‘How personality translates to in-game play styles’

| Christian Orriëns

A match was made between esports and science in the new esports lab downstairs in the DesignLab yesterday. E-Division players from both Feyenoord and Heracles were tested on their psychological and physical characteristics. Main question: What differentiates a professional esporter from the common gamer and what makes them so successful?

Photo by: Jaap Eijsker

Guido Bruinsma is researcher on this topic, both at the UT and Saxion. ‘We use both classical pen and paper psychological testing and technology such as eye tracking, skin conductance, reaction testing and emotion recognition software to test the players on different levels.’ Hence the presence of four professional FIFA players from Dutch football clubs Heracles Almelo and Feyenoord Rotterdam. ‘These types of testing are relevant within the context of FIFA since it is an individual esport. If we were to look at other esports such as League of Legends, we would also have to consider group dynamics and team tactics, which is something we also want to start testing in the long run.’

Player profiles

Bruinsma indicates that there is interest in the evidence-based analyses of esports. For him, that was reason to experiment. ‘We want to pioneer and contribute in this specific field of science and sports by building new facilities and developing new methods of analyses, just like it is already being done in ‘regular’ sports,’ says the BMS researcher. ‘In the future we want to start looking at player profiles, their tactical thinking and how their personality translates to in-game play styles. The goal being to measure everything we can measure and use this data to build a comprehensive player profile of strengths, weaknesses and tendencies players may have both inside and outside of the game. The level of competition is high in esports and players invest thousands of hours in their game. Both parties benefit from this collaboration: we get data on what makes a professional player and our partners get data on what aspects they might improve upon.’

Tactical thinking

Daniel Sitbahadoer is a volunteer that arranges the technical stuff and comes up with quick fixes at Gamelab Oost, in which Bruinsma is also involved. ‘When Guido Bruinsma contacted me, I was immediately on board. I am a motivated Rainbow Six Siege player and occasionally play Rocket League, once you get into these games, you really appreciate the level of mechanical skill and tactical thinking that high level players bring to their game and you develop an understanding as to why people watch these sports.’

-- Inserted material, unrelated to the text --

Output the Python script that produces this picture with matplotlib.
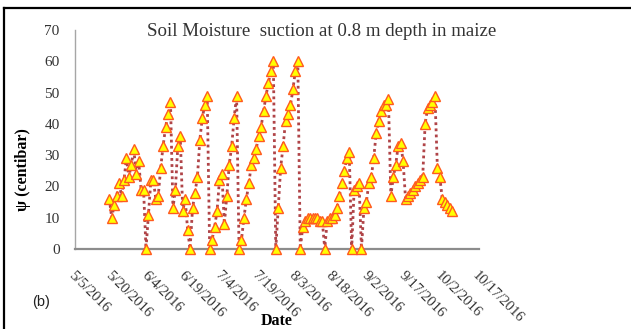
import numpy as np
import pandas as pd
import matplotlib
matplotlib.use("Agg")
import matplotlib.pyplot as plt
import matplotlib.dates as mdates
from matplotlib.lines import Line2D

# daily readings of suction (centibar), first reading on 5/19/2016
start_date = "2016-05-19"
suction = [16, 10, 14, 17, 21, 17, 22, 29, 23, 27,
           32, 24, 28, 19, 19, 0, 11, 22, 22, 16,
           17, 26, 33, 39, 43, 47, 13, 19, 33, 36,
           12, 16, 6, 0, 13, 18, 23, 35, 42, 46,
           49, 0, 3, 7, 12, 22, 24, 8, 17, 27,
           33, 42, 49, 0, 3, 10, 16, 21, 27, 29,
           32, 36, 39, 44, 49, 53, 57, 60, 0, 13,
           26, 33, 41, 43, 46, 51, 57, 60, 0, 7,
           9, 10, 10, 10, 10, 10, 9, 9, 0, 9,
           10, 10, 11, 13, 17, 21, 25, 29, 31, 0,
           19, 20, 21, 0, 13, 15, 21, 23, 29, 37,
           41, 44, 46, 46, 48, 17, 23, 27, 33, 34,
           28, 16, 17, 18, 19, 20, 21, 22, 23, 40,
           45, 46, 47, 49, 26, 23, 16, 15, 14, 13, 12]

tick_dates = ["2016-05-05", "2016-05-20", "2016-06-04", "2016-06-19", "2016-07-04", "2016-07-19",
              "2016-08-03", "2016-08-18", "2016-09-02", "2016-09-17", "2016-10-02", "2016-10-17"]
y_ticks = [0, 10, 20, 30, 40, 50, 60, 70]

dates = pd.date_range(start_date, periods=len(suction), freq="D")
ticks = pd.to_datetime(tick_dates)

W, H = 631, 329
fig = plt.figure(figsize=(W / 100, H / 100), dpi=100)
ax = fig.add_axes([75 / W, 1 - 249 / H, (479 - 75) / W, (249 - 30) / H])

ax.plot(dates, suction, linestyle=(0, (1, 1.2)), lw=2.0, color="#b04448",
        marker="^", markersize=6.5, markerfacecolor="#ffff00", markeredgecolor="#ff5a1f",
        markeredgewidth=1.0, clip_on=False, zorder=3)

ax.set_xlim(ticks[0], ticks[-1])
ax.set_ylim(0, 70)
ax.set_xticks(ticks)
ax.set_xticklabels(["{}/{}/{}".format(d.month, d.day, d.year) for d in ticks])
ax.set_yticks(y_ticks)

for lab in ax.get_xticklabels():
    lab.set_rotation(-45)
    lab.set_ha("left")
    lab.set_va("top")
    lab.set_rotation_mode("anchor")

ax.tick_params(axis="x", length=0, pad=14, labelsize=10.5, labelcolor="#333333")
ax.tick_params(axis="y", length=0, pad=11, labelsize=11, labelcolor="#333333")
for lab in ax.get_xticklabels() + ax.get_yticklabels():
    lab.set_family("Liberation Serif")

for side in ["top", "right"]:
    ax.spines[side].set_visible(False)
ax.spines["left"].set_color("#a6a6a6")
ax.spines["left"].set_linewidth(1.0)
ax.spines["bottom"].set_color("#8c8c8c")
ax.spines["bottom"].set_linewidth(1.6)

fig.text(322 / W, 1 - 32 / H, "Soil Moisture  suction at 0.8 m depth in maize",
         ha="center", va="center", fontsize=13.6, family="Liberation Serif", color="#333333")
fig.text(23 / W, 1 - 170 / H, "\u03c8 (centibar)", rotation=90, ha="center", va="center",
         fontsize=11.5, fontweight="bold", family="Liberation Serif", color="black")
fig.text(277 / W, 1 - 321 / H, "Date", ha="center", va="center",
         fontsize=11.5, fontweight="bold", family="Liberation Serif", color="black")
fig.text(41 / W, 1 - 302 / H, "(b)", ha="center", va="center",
         fontsize=10.5, family="Liberation Sans", color="#222222")

# outer frame (top and left edges visible)
fig.add_artist(Line2D([4 / W, 1.0], [1 - 8 / H, 1 - 8 / H], color="black", lw=1.6,
                      transform=fig.transFigure))
fig.add_artist(Line2D([4 / W, 4 / W], [1 - 8 / H, 0.0], color="black", lw=1.6,
                      transform=fig.transFigure))

fig.savefig("out.png", dpi=100)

‘Currently we are looking at ways to improve on the now seemingly still limited setup that we utilize. That a more realistic setup could help with getting more accurate results on measurements such as stress or emotion recognition could be done by hosting a tournament for the players while measuring their responses when there is a crowd present.’

A lot of time

One of the test subjects of the day was Erasmus University Bachelor of Psychology graduate Ryan Tilborg who currently represents Feyenoord in the E-Division on the Xbox. ‘You have to adapt to a new version of the game every year. Although the basics remain the same amongst the versions, there are shifts in the overall game in how it feels and plays. Some tricks and glitches in the game don’t work anymore, therefore during this time of switching from FIFA 19 to FIFA 20, I had to invest a lot of hours every day to stay on top. I don’t know the exact number of hours I have invested into this game, but it is a lot.’

Studium generale lecture

Studium Generale is hosting a lecture on Science and esports on the 5th of November, starting at 19:30. The event sports lectures from Dr. Guido Bruinsma and Fabian ‘Sheepy’ Mallant, who is coach for the League of Legends team ‘Unicorns of Love’.